Veniva infine sottolineato che, in adesione all’indirizzo espresso sul punto dalla Cassazione, nella sua più autorevole composizione, il richiamo effettuato dall’art. 599 c.p.p., comma 1, all’art. 127 c.p.p., comma 3, a norma del quale i difensori, nel giudizio di appello nel quale quello di primo grado si è celebrato nelle forme del rito abbreviato, sono sentiti se compaiono, riconosce il diritto del difensore di perseguire la propria strategia difensiva favorendo l’interpretazione secondo la quale la partecipazione all’udienza del difensore, pur facoltativa, lascia comunque possibilità di scelta se comparire o non (Sez. U, n. 41432 del 21/07/2016) e pertanto, alla stregua di ciò, la scelta del difensore di comparire all’udienza camerale, aderendo ad una specifica linea difensiva, non poteva essere vanificata dall’omesso esame della richiesta di termine a difesa e, comunque, dalla mancata costituzione, in difesa dell’imputato, del legale da ultimo nominato, presente tramite sostituto processuale, e ciò in quanto l’effettività della nomina fiduciaria poteva essere ricavata da univoci facta concludentia i quali, peraltro, osservava la Corte, erano stati del tutto trascurati dall’autorità procedente davanti alla quale la nomina era stata prodotta limitandosi a rilevare che l’atto era stato depositato in copia fotostatica.
Conclusioni
La sentenza in questione è assai interessante nella parte in cui viene postulato, richiamandosi diverse pronunce emesse sempre dalla Corte di Cassazione che, ove non siano state rispettate le formalità di cui all’art. 96 c.p.p., comma 2, è pur sempre valida la nomina del difensore di fiducia, in presenza di elementi univoci, dai quali la nomina medesima possa desumersi per facta concludentia.

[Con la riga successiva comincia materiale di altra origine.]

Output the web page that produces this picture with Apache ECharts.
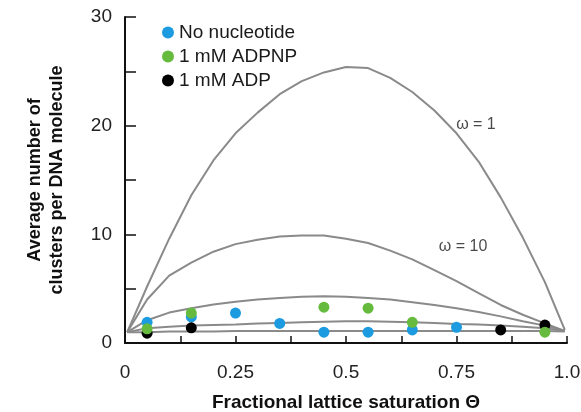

Siffatta decisione, dunque, anche perché confermativa di un orientamento interpretativo già elaborato dai giudici di legittimità ordinaria in subiecta materia, deve essere presa nella dovuta considerazione laddove sia messa in discussione una nomina fatta in questa maniera.
Il giudizio in ordine a quanto statuito in tale pronuncia, pertanto, proprio perché contribuisce a fare chiarezza su siffatta tematica giuridica, non può che essere positivo.